• **TASK INSTRUCTIONS**: Go through the data below and copy it exactly, skipping every picture.

• **RECORDED DATA**:

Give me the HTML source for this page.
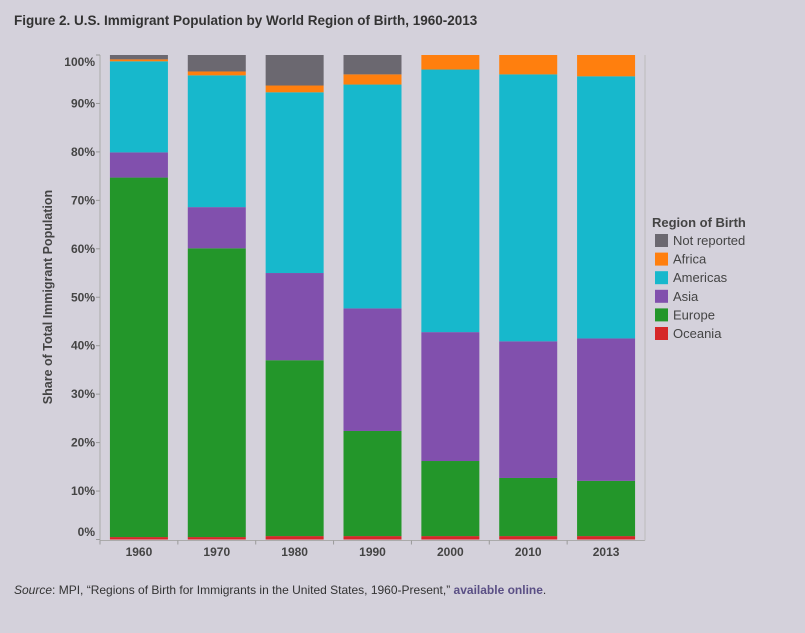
<!DOCTYPE html>
<html><head><meta charset="utf-8"><style>
body{margin:0;background:#d4d1db;}
#wrap{position:relative;width:805px;height:633px;background:#d4d1db;font-family:"Liberation Sans",sans-serif;}
#title{position:absolute;left:14px;top:13px;font-size:13.5px;font-weight:bold;color:#333;}
#src{position:absolute;left:14px;top:583px;font-size:12px;color:#333;}
#src a{color:#5a4f85;font-weight:bold;text-decoration:none;}
</style></head><body>
<div id="wrap">
<div id="title">Figure 2. U.S. Immigrant Population by World Region of Birth, 1960-2013</div>
<svg id="chart" width="805" height="633" style="position:absolute;left:0;top:0"></svg>
<div id="src"><i>Source</i>: MPI, “Regions of Birth for Immigrants in the United States, 1960-Present,” <a>available online</a>.</div>
</div>
<script>
const categories=["1960","1970","1980","1990","2000","2010","2013"];
const oceania=[0.5,0.5,0.7,0.7,0.7,0.7,0.7];
const europe=[74.2,59.6,36.3,21.7,15.5,12.0,11.4];
const asia=[5.2,8.5,18.0,25.3,26.6,28.2,29.4];
const americas=[18.8,27.2,37.3,46.2,54.2,55.1,54.1];
const africa=[0.4,0.8,1.4,2.1,3.0,4.0,4.4];
const notReported=[0.9,3.4,6.3,4.0,0,0,0];
const yTicks=[0,10,20,30,40,50,60,70,80,90,100];
const seriesNames=["Oceania","Europe","Asia","Americas","Africa","Not reported"];
const seriesData=[oceania,europe,asia,americas,africa,notReported];
const colors=["#d62728","#23962a","#8150ad","#17b8cc","#ff7f0e","#6b6870"];
const NS="http://www.w3.org/2000/svg";
const svg=document.getElementById('chart');
const x0=100,x1=645,y0=539.5,y1=55;
const y=v=>y0-(v/100)*(y0-y1);
const step=(x1-x0)/categories.length;
const bw=58;
const xc=i=>x0+step*(i+0.5);
function mk(t,a){const e=document.createElementNS(NS,t);for(const k in a)e.setAttribute(k,a[k]);svg.appendChild(e);return e;}
// axes
let e=mk('line',{x1:x0,y1:y1,x2:x0,y2:y0+1,stroke:'#aaa'});


e=mk('line',{x1:x0,y1:y0+1,x2:x1,y2:y0+1,stroke:'#aaa'});


e=mk('line',{x1:x1,y1:y1,x2:x1,y2:y0+1,stroke:'#bbb'});


yTicks.forEach(t=>{
  let yy=y(t);
  let l=mk('line',{x1:x0-4,y1:yy,x2:x0,y2:yy,stroke:'#999'});
  
  
  let ly=Math.min(Math.max(yy,62),532)+4;
  let tx=mk('text',{x:x0-5,y:ly,'text-anchor':'end','font-size':12,'font-weight':'bold',fill:'#444'});
  tx.textContent=t+'%';
  
  
});
categories.forEach((c,i)=>{
  let cum=0;
  seriesData.forEach((s,j)=>{
    const v=s[i];if(v<=0){return;}
    const r=mk('rect',{x:xc(i)-bw/2,y:y(cum+v),width:bw,height:y(cum)-y(cum+v),fill:colors[j]});
    
    
    cum+=v;
  });
  let l=mk('line',{x1:x0+step*i,y1:y0+1,x2:x0+step*i,y2:y0+5,stroke:'#999'});
  
  
  let t=mk('text',{x:xc(i),y:556,'text-anchor':'middle','font-size':12,'font-weight':'bold',fill:'#444'});
  t.textContent=c;
  
  
});
let yt=mk('text',{x:52,y:297,'text-anchor':'middle','font-size':12.5,'font-weight':'bold',fill:'#444',transform:'rotate(-90 52 297)'});
yt.textContent='Share of Total Immigrant Population';


let lt=mk('text',{x:652,y:227,'font-size':13,'font-weight':'bold',fill:'#444'});
lt.textContent='Region of Birth';


for(let k=0;k<6;k++){
  const j=5-k;const ly=234+k*18.6;
  const r=mk('rect',{x:655,y:ly,width:13,height:13,fill:colors[j]});
  
  
  const t=mk('text',{x:673,y:ly+11,'font-size':13,fill:'#444'});
  t.textContent=seriesNames[j];
  
  
}
</script>
</body></html>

• **EXERCISE SOLUTION**:
Give me the HTML source for this page.
<!DOCTYPE html>
<html><head><meta charset="utf-8"><style>
body{margin:0;background:#d4d1db;}
#wrap{position:relative;width:805px;height:633px;background:#d4d1db;font-family:"Liberation Sans",sans-serif;}
#title{position:absolute;left:14px;top:13px;font-size:13.5px;font-weight:bold;color:#333;}
#src{position:absolute;left:14px;top:583px;font-size:12px;color:#333;}
#src a{color:#5a4f85;font-weight:bold;text-decoration:none;}
</style></head><body>
<div id="wrap">
<div id="title">Figure 2. U.S. Immigrant Population by World Region of Birth, 1960-2013</div>
<svg id="chart" width="805" height="633" style="position:absolute;left:0;top:0"></svg>
<div id="src"><i>Source</i>: MPI, “Regions of Birth for Immigrants in the United States, 1960-Present,” <a>available online</a>.</div>
</div>
<script>
const categories=["1960","1970","1980","1990","2000","2010","2013"];
const oceania=[0.5,0.5,0.7,0.7,0.7,0.7,0.7];
const europe=[74.2,59.6,36.3,21.7,15.5,12.0,11.4];
const asia=[5.2,8.5,18.0,25.3,26.6,28.2,29.4];
const americas=[18.8,27.2,37.3,46.2,54.2,55.1,54.1];
const africa=[0.4,0.8,1.4,2.1,3.0,4.0,4.4];
const notReported=[0.9,3.4,6.3,4.0,0,0,0];
const yTicks=[0,10,20,30,40,50,60,70,80,90,100];
const seriesNames=["Oceania","Europe","Asia","Americas","Africa","Not reported"];
const seriesData=[oceania,europe,asia,americas,africa,notReported];
const colors=["#d62728","#23962a","#8150ad","#17b8cc","#ff7f0e","#6b6870"];
const NS="http://www.w3.org/2000/svg";
const svg=document.getElementById('chart');
const x0=100,x1=645,y0=539.5,y1=55;
const y=v=>y0-(v/100)*(y0-y1);
const step=(x1-x0)/categories.length;
const bw=58;
const xc=i=>x0+step*(i+0.5);
function mk(t,a){const e=document.createElementNS(NS,t);for(const k in a)e.setAttribute(k,a[k]);svg.appendChild(e);return e;}
// axes
let e=mk('line',{x1:x0,y1:y1,x2:x0,y2:y0+1,stroke:'#aaa'});


e=mk('line',{x1:x0,y1:y0+1,x2:x1,y2:y0+1,stroke:'#aaa'});


e=mk('line',{x1:x1,y1:y1,x2:x1,y2:y0+1,stroke:'#bbb'});


yTicks.forEach(t=>{
  let yy=y(t);
  let l=mk('line',{x1:x0-4,y1:yy,x2:x0,y2:yy,stroke:'#999'});
  
  
  let ly=Math.min(Math.max(yy,62),532)+4;
  let tx=mk('text',{x:x0-5,y:ly,'text-anchor':'end','font-size':12,'font-weight':'bold',fill:'#444'});
  tx.textContent=t+'%';
  
  
});
categories.forEach((c,i)=>{
  let cum=0;
  seriesData.forEach((s,j)=>{
    const v=s[i];if(v<=0){return;}
    const r=mk('rect',{x:xc(i)-bw/2,y:y(cum+v),width:bw,height:y(cum)-y(cum+v),fill:colors[j]});
    
    
    cum+=v;
  });
  let l=mk('line',{x1:x0+step*i,y1:y0+1,x2:x0+step*i,y2:y0+5,stroke:'#999'});
  
  
  let t=mk('text',{x:xc(i),y:556,'text-anchor':'middle','font-size':12,'font-weight':'bold',fill:'#444'});
  t.textContent=c;
  
  
});
let yt=mk('text',{x:52,y:297,'text-anchor':'middle','font-size':12.5,'font-weight':'bold',fill:'#444',transform:'rotate(-90 52 297)'});
yt.textContent='Share of Total Immigrant Population';


let lt=mk('text',{x:652,y:227,'font-size':13,'font-weight':'bold',fill:'#444'});
lt.textContent='Region of Birth';


for(let k=0;k<6;k++){
  const j=5-k;const ly=234+k*18.6;
  const r=mk('rect',{x:655,y:ly,width:13,height:13,fill:colors[j]});
  
  
  const t=mk('text',{x:673,y:ly+11,'font-size':13,fill:'#444'});
  t.textContent=seriesNames[j];
  
  
}
</script>
</body></html>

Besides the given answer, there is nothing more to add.